[START OF TASK DATA]

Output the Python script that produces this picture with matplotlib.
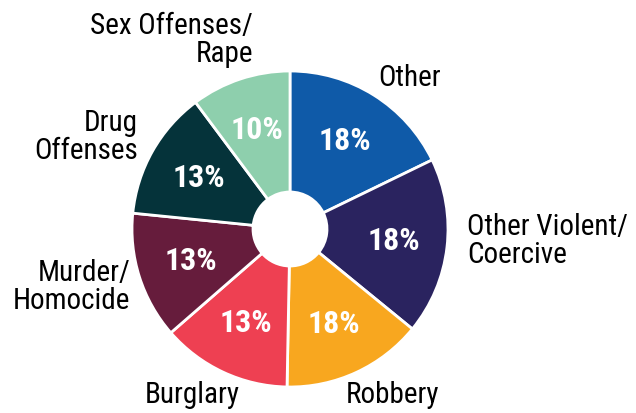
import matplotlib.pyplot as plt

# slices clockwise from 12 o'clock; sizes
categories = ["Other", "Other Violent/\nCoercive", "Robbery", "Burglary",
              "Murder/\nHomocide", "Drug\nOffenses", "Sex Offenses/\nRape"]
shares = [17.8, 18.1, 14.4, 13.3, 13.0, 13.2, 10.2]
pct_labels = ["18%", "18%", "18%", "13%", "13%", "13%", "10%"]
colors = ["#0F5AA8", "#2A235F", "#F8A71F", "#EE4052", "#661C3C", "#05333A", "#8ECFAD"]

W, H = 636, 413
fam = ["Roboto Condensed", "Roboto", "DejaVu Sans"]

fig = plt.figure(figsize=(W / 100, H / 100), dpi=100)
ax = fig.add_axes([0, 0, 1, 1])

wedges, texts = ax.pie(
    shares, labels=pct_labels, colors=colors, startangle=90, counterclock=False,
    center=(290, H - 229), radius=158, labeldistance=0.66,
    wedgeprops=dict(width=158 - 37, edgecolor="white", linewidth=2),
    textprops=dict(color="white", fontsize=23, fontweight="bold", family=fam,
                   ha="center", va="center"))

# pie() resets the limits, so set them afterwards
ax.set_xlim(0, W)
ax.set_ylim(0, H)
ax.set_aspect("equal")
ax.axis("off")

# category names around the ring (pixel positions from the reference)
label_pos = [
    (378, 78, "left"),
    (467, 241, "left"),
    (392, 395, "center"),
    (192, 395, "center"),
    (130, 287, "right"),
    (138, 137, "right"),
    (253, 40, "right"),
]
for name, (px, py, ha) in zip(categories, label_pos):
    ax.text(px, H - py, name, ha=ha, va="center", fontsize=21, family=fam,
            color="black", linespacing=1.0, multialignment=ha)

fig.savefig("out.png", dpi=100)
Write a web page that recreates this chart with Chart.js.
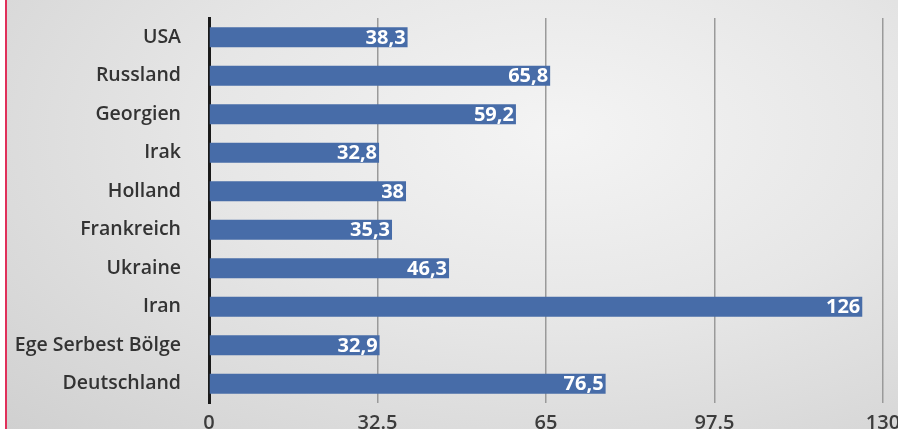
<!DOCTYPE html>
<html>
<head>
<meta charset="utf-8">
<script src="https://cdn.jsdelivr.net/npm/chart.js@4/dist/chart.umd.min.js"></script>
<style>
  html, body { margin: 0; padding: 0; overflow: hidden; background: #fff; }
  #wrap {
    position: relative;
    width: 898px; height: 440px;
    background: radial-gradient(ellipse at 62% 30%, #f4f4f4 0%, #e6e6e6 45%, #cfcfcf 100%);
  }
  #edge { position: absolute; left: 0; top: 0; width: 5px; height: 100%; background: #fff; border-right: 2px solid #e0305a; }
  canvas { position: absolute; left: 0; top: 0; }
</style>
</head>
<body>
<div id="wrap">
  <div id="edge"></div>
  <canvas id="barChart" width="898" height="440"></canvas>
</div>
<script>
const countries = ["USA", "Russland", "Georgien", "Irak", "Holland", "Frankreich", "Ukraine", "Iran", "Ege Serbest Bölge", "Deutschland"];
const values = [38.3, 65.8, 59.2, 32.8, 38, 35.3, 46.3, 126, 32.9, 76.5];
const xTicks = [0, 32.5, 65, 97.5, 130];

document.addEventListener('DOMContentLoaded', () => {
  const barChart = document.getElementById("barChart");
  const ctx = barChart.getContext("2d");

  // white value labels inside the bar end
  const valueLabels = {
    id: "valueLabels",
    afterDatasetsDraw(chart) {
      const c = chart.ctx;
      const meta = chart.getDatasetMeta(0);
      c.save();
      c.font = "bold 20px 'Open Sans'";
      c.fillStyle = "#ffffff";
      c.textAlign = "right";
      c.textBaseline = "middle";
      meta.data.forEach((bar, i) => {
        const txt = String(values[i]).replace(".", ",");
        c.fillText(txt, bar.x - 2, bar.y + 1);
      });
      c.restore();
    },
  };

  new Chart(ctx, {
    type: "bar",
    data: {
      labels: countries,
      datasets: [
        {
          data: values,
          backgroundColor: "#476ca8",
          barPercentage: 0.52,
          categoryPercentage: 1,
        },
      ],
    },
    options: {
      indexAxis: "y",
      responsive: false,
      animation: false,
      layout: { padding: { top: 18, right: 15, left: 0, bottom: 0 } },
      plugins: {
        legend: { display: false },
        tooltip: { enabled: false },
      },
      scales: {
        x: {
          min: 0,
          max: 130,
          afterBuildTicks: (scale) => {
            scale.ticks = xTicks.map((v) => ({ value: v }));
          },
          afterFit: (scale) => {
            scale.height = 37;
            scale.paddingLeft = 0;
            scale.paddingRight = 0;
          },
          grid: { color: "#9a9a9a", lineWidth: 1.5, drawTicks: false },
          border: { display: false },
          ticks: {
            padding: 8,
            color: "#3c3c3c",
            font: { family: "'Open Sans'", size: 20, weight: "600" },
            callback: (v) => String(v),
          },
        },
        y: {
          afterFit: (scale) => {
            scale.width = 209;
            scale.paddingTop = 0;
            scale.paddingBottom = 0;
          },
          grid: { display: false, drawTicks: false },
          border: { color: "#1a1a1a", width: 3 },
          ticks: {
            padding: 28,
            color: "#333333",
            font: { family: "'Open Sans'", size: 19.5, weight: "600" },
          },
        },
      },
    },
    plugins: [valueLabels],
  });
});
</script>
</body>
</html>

[END OF TASK DATA]

_YOUR TASK_.
Identify the lines that hold the word "matplotlib". Copy every one of them.

_CORRECT OUTPUT_.
Output the Python script that produces this picture with matplotlib.
import matplotlib.pyplot as plt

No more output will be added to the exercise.